== Task description ==
Quote the records exactly, starting at the first line and stopping after the line with "PT = 72.0 /"; skip the pictures.

== Input material ==
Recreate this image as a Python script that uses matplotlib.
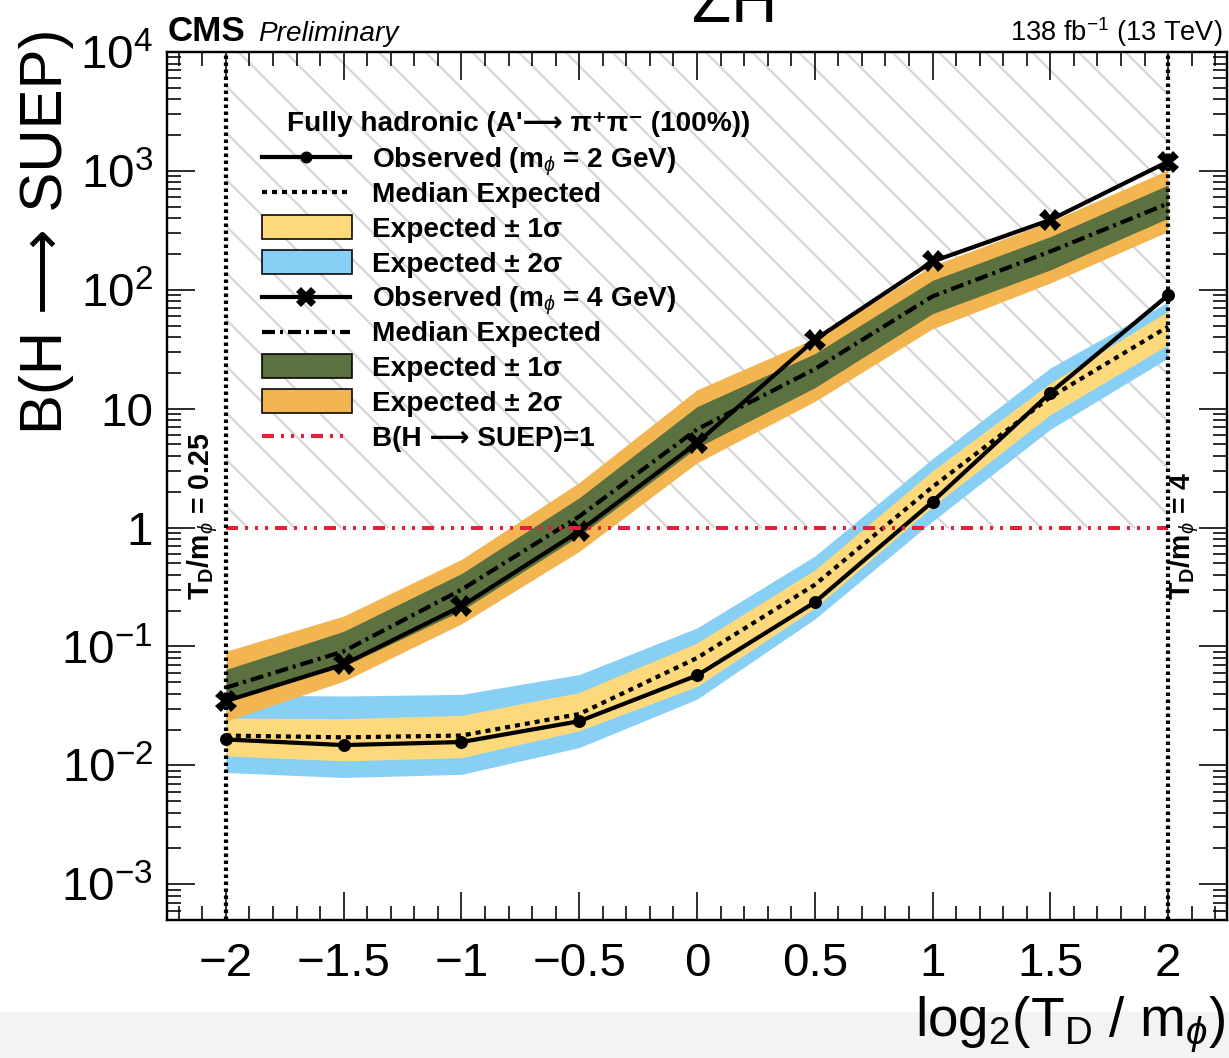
import matplotlib
matplotlib.use("Agg")
import matplotlib.pyplot as plt
from matplotlib.lines import Line2D
from matplotlib.patches import Rectangle
from matplotlib.ticker import FixedLocator, MultipleLocator, LogLocator, NullFormatter

DPI = 140
W, H = 1229, 1058
PT = 72.0 / DPI  # points per pixel

plt.rcParams["font.family"] = ["Liberation Sans", "DejaVu Sans"]
plt.rcParams["mathtext.fontset"] = "custom"
plt.rcParams["mathtext.rm"] = "Liberation Sans"
plt.rcParams["mathtext.it"] = "Liberation Sans:italic"
plt.rcParams["mathtext.bf"] = "Liberation Sans:bold"
plt.rcParams["mathtext.sf"] = "Liberation Sans"
plt.rcParams["lines.scale_dashes"] = False
plt.rcParams["hatch.linewidth"] = 2.2 * PT
plt.rcParams["hatch.color"] = "#d6d6d6"

# ---- limits vs log2(T_D / m_phi) ----
log2_td_mphi = [-2, -1.5, -1, -0.5, 0, 0.5, 1, 1.5, 2]

# m_phi = 2 GeV
obs_m2 = [0.0165, 0.0148, 0.0157, 0.0235, 0.057, 0.235, 1.65, 13.6, 90]
exp_m2 = [0.0178, 0.0172, 0.0178, 0.027, 0.080, 0.33, 2.2, 12.5, 49]
exp_m2_p1 = [0.025, 0.0247, 0.0263, 0.041, 0.107, 0.44, 3.0, 16.4, 66]
exp_m2_m1 = [0.012, 0.0109, 0.0116, 0.0195, 0.046, 0.21, 1.5, 8.9, 34.5]
exp_m2_p2 = [0.039, 0.0383, 0.0395, 0.058, 0.143, 0.575, 3.8, 22, 79]
exp_m2_m2 = [0.0087, 0.0079, 0.0084, 0.0141, 0.036, 0.17, 1.13, 6.7, 26.7]

# m_phi = 4 GeV
obs_m4 = [0.0347, 0.0706, 0.218, 0.93, 5.15, 38, 173, 387, 1197]
exp_m4 = [0.045, 0.091, 0.30, 1.24, 6.7, 21.5, 88, 210, 532]
exp_m4_p1 = [0.064, 0.134, 0.41, 1.78, 10.4, 29, 120, 280, 762]
exp_m4_m1 = [0.034, 0.068, 0.20, 0.85, 4.7, 15, 63, 147, 400]
exp_m4_p2 = [0.091, 0.18, 0.54, 2.39, 14.4, 39, 160, 375, 1019]
exp_m4_m2 = [0.0236, 0.051, 0.155, 0.63, 3.5, 11.5, 47, 114, 309]

x_ticks = [-2, -1.5, -1, -0.5, 0, 0.5, 1, 1.5, 2]
x_ticklabels = ["\u22122", "\u22121.5", "\u22121", "\u22120.5", "0", "0.5", "1", "1.5", "2"]
y_ticks = [1e-3, 1e-2, 1e-1, 1, 10, 1e2, 1e3, 1e4]
y_ticklabels = [r"$10^{-3}$", r"$10^{-2}$", r"$10^{-1}$", "1", "10",
                r"$10^{2}$", r"$10^{3}$", r"$10^{4}$"]
td_bounds = [-2, 2]
td_bound_labels = [r"T$_{\mathbf{D}}$/m$_{\phi}$ = 0.25", r"T$_{\mathbf{D}}$/m$_{\phi}$ = 4"]

YELLOW = "#fed97c"
BLUE = "#88cff6"
GREEN = "#5b7140"
ORANGE = "#f3b550"
RED = "#e5203a"
ARROW = "\u27f6"


def fx(px):
    return px / W


def fy(py):
    return 1.0 - py / H


fig = plt.figure(figsize=(W / DPI, H / DPI), dpi=DPI)
fig.patches.append(Rectangle((0, 0), 1, fy(1012), transform=fig.transFigure,
                             facecolor="#f3f3f3", edgecolor="none", zorder=-10))

ax = fig.add_axes([fx(167), fy(920), fx(1227) - fx(167), fy(52) - fy(920)])
ax.set_yscale("log")
ax.set_xlim(-2.25, 2.25)
ax.set_ylim(5e-4, 1e4)

# excluded region B > 1
ax.fill_between(td_bounds, 1, 1e4, facecolor="none", edgecolor="#d6d6d6",
                hatch="\\", linewidth=0, zorder=0)

# expected bands
ax.fill_between(log2_td_mphi, exp_m2_m2, exp_m2_p2, color=BLUE, lw=0, zorder=1)
ax.fill_between(log2_td_mphi, exp_m2_m1, exp_m2_p1, color=YELLOW, lw=0, zorder=1.1)
ax.fill_between(log2_td_mphi, exp_m4_m2, exp_m4_p2, color=ORANGE, lw=0, zorder=1.2)
ax.fill_between(log2_td_mphi, exp_m4_m1, exp_m4_p1, color=GREEN, lw=0, zorder=1.3)

LW = 4.2 * PT
dotted = (0, (5 * PT, 5 * PT))
dashdot = (0, (13 * PT, 5 * PT, 3 * PT, 5 * PT))
reddash = (0, (12 * PT, 7 * PT, 3 * PT, 7 * PT, 3 * PT, 7 * PT, 3 * PT, 7 * PT))

ax.plot(log2_td_mphi, exp_m2, color="black", lw=LW, ls=dotted, zorder=3)
ax.plot(log2_td_mphi, exp_m4, color="black", lw=LW, ls=dashdot, zorder=3)
ax.plot(log2_td_mphi, obs_m2, color="black", lw=LW, marker="o",
        ms=11 * PT, zorder=4)
ax.plot(log2_td_mphi, obs_m4, color="black", lw=LW, marker="X",
        ms=22 * PT, mew=0, zorder=4)

ax.plot(td_bounds, [1, 1], color=RED, lw=4 * PT, ls=reddash, zorder=5)
for xb in td_bounds:
    ax.axvline(xb, color="black", lw=4.2 * PT, ls=(0, (3.5 * PT, 3.5 * PT)), zorder=6)

lbl_kw = dict(rotation=90, ha="center", va="bottom", fontsize=28.5 * PT,
              fontweight="bold", transform=fig.transFigure)
fig.text(fx(203), fy(600), td_bound_labels[0], **lbl_kw)
fig.text(fx(1184), fy(600), td_bound_labels[1], **lbl_kw)

# axes styling
ax.xaxis.set_major_locator(FixedLocator(x_ticks))
ax.set_xticklabels(x_ticklabels)
ax.xaxis.set_minor_locator(MultipleLocator(0.1))
ax.yaxis.set_major_locator(FixedLocator(y_ticks))
ax.set_yticklabels(y_ticklabels)
ax.yaxis.set_minor_locator(LogLocator(base=10, subs=range(2, 10), numticks=100))
ax.yaxis.set_minor_formatter(NullFormatter())
ax.tick_params(which="both", direction="in", top=True, right=True,
               width=1.6 * PT, colors="black")
ax.tick_params(which="major", length=28 * PT, labelsize=47.5 * PT)
ax.tick_params(which="minor", length=14 * PT)
ax.tick_params(axis="x", which="major", pad=22 * PT)
ax.tick_params(axis="y", which="major", pad=14 * PT)
for sp in ax.spines.values():
    sp.set_linewidth(2.4 * PT)

fig.text(fx(47), fy(28), "B(H " + ARROW + " SUEP)", rotation=90, ha="center",
         va="top", fontsize=60 * PT)
fig.text(fx(1225), fy(1036), r"log$_{2}$(T$_{\mathrm{D}}$ / m$_{\phi}$)", ha="right",
         va="baseline", fontsize=55 * PT)

fig.text(fx(168), fy(41), "CMS", ha="left", va="baseline", fontsize=35 * PT,
         fontweight="bold")
fig.text(fx(258), fy(41), "Preliminary", ha="left", va="baseline",
         fontsize=28 * PT, fontstyle="italic")
fig.text(fx(1222), fy(41), r"138 fb$^{-1}$ (13 TeV)", ha="right", va="baseline",
         fontsize=27.3 * PT)
fig.text(fx(735), fy(22), "ZH", ha="center", va="baseline", fontsize=64 * PT)

# legend
leg_fs = 28 * PT
fig.text(fx(287), fy(131), "Fully hadronic (A'" + ARROW + " \u03c0\u207a\u03c0\u207b (100%))",
         ha="left", va="baseline", fontsize=leg_fs, fontweight="bold")

rows = [157 + 34.9 * i for i in range(9)]
entries = [
    ("line", dict(ls="-", marker="o", ms=10 * PT), r"Observed (m$_{\phi}$ = 2 GeV)"),
    ("line", dict(ls=dotted), "Median Expected"),
    ("box", YELLOW, "Expected \u00b1 1\u03c3"),
    ("box", BLUE, "Expected \u00b1 2\u03c3"),
    ("line", dict(ls="-", marker="X", ms=20 * PT, mew=0), r"Observed (m$_{\phi}$ = 4 GeV)"),
    ("line", dict(ls=dashdot), "Median Expected"),
    ("box", GREEN, "Expected \u00b1 1\u03c3"),
    ("box", ORANGE, "Expected \u00b1 2\u03c3"),
    ("red", dict(ls=reddash), "B(H " + ARROW + " SUEP)=1"),
]
for yrow, (kind, style, label) in zip(rows, entries):
    if kind == "box":
        fig.patches.append(Rectangle((fx(262), fy(yrow + 12)), fx(352) - fx(262),
                                     fy(yrow - 12) - fy(yrow + 12),
                                     transform=fig.transFigure, facecolor=style,
                                     edgecolor="black", lw=1.6 * PT))
    else:
        color = RED if kind == "red" else "black"
        ls = style.get("ls", "-")
        fig.add_artist(Line2D([fx(262), fx(350)], [fy(yrow), fy(yrow)],
                              transform=fig.transFigure, color=color, lw=LW, ls=ls))
        if "marker" in style:
            fig.add_artist(Line2D([fx(306)], [fy(yrow)], transform=fig.transFigure,
                                  color="black", marker=style["marker"],
                                  ms=style["ms"], mew=style.get("mew", 1), ls="none"))
    fig.text(fx(372), fy(yrow + 10), label, ha="left", va="baseline",
             fontsize=leg_fs, fontweight="bold")

fig.savefig("out.png", dpi=DPI)
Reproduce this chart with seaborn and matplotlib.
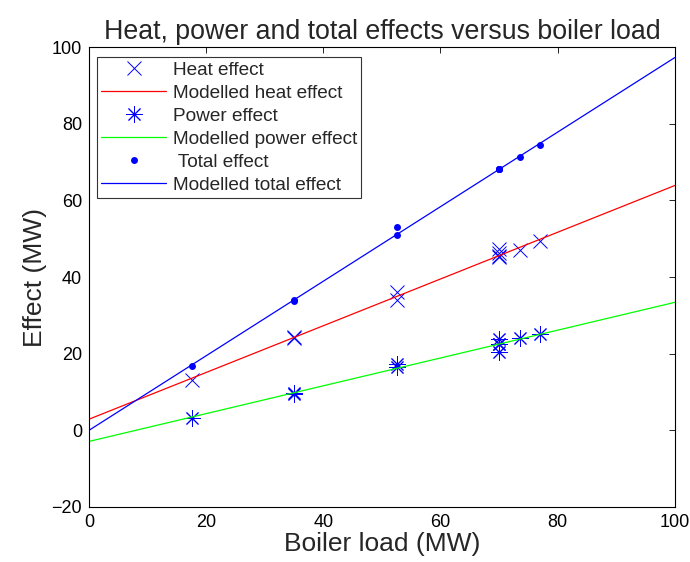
import matplotlib
matplotlib.use("Agg")
import matplotlib.pyplot as plt
import seaborn as sns
import pandas as pd

# Measured data
boiler_load = [17.5, 35, 35, 52.5, 52.5, 70, 70, 70, 70, 73.5, 77]
heat_effect = [13.2, 24.2, 24.3, 36.1, 33.9, 47.4, 46.2, 45.2, 45.6, 47.1, 49.3]
power_effect = [3.3, 9.7, 9.5, 17.2, 16.6, 23.9, 22.6, 20.4, 22.4, 24.2, 25.2]
total_effect = [16.9, 33.8, 33.9, 53.0, 50.9, 68.3, 68.3, 68.3, 68.3, 71.3, 74.6]

# Modelled lines (end points)
model_load = [0, 100]
model_heat = [2.9, 63.9]
model_power = [-2.9, 33.4]
model_total = [0.0, 97.3]

sns.set_style("white")
plt.rcParams['font.family'] = ['Liberation Sans', 'DejaVu Sans']

fig = plt.figure(figsize=(6.9, 5.62), dpi=100)
ax = fig.add_axes([0.129, 0.098, 0.849, 0.818])

meas = pd.DataFrame({"load": boiler_load, "heat": heat_effect,
                     "power": power_effect, "total": total_effect})
model = pd.DataFrame({"load": model_load, "heat": model_heat,
                      "power": model_power, "total": model_total})

BLUE = "#0000ff"
sns.lineplot(data=meas, x="load", y="heat", ax=ax, marker="x", markersize=10,
             markeredgewidth=0.7, markeredgecolor=BLUE, color=BLUE, linestyle="none",
             label="Heat effect", estimator=None)
sns.lineplot(data=model, x="load", y="heat", ax=ax, color="#ff0000", lw=0.9,
             label="Modelled heat effect", estimator=None)
sns.lineplot(data=meas, x="load", y="power", ax=ax, marker=(8, 2, 0), markersize=12,
             markeredgewidth=0.7, markeredgecolor=BLUE, color=BLUE, linestyle="none",
             label="Power effect", estimator=None)
sns.lineplot(data=model, x="load", y="power", ax=ax, color="#00ff00", lw=0.9,
             label="Modelled power effect", estimator=None)
sns.lineplot(data=meas, x="load", y="total", ax=ax, marker="o", markersize=5,
             markeredgewidth=0, color=BLUE, linestyle="none",
             label=" Total effect", estimator=None)
sns.lineplot(data=model, x="load", y="total", ax=ax, color=BLUE, lw=0.9,
             label="Modelled total effect", estimator=None)

ax.set_xlim(0, 100)
ax.set_ylim(-20, 100)
ax.set_xticks([0, 20, 40, 60, 80, 100])
ax.set_yticks([-20, 0, 20, 40, 60, 80, 100])
ax.tick_params(direction="in", top=True, right=True, length=4, width=0.6,
               labelsize=13, colors="black", pad=5)
for s in ax.spines.values():
    s.set_color("black")
    s.set_linewidth(0.8)

ax.set_xlabel("Boiler load (MW)", fontsize=19, labelpad=1)
ax.set_ylabel("Effect (MW)", fontsize=19, labelpad=3)
ax.set_title("Heat, power and total effects versus boiler load", fontsize=19.3, pad=6)

leg = ax.legend(loc="upper left", bbox_to_anchor=(0.014, 0.978), fontsize=13.7,
                frameon=True, fancybox=False, edgecolor="black",
                borderpad=0.22, labelspacing=0.3, handlelength=3.4,
                handletextpad=0.35, borderaxespad=0)
leg.get_frame().set_linewidth(0.8)

fig.savefig("out.png", dpi=100, facecolor="white")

== Answer to this exercise ==
Recreate this image as a Python script that uses matplotlib.
import matplotlib
matplotlib.use("Agg")
import matplotlib.pyplot as plt
from matplotlib.lines import Line2D
from matplotlib.patches import Rectangle
from matplotlib.ticker import FixedLocator, MultipleLocator, LogLocator, NullFormatter

DPI = 140
W, H = 1229, 1058
PT = 72.0 / DPI  # points per pixel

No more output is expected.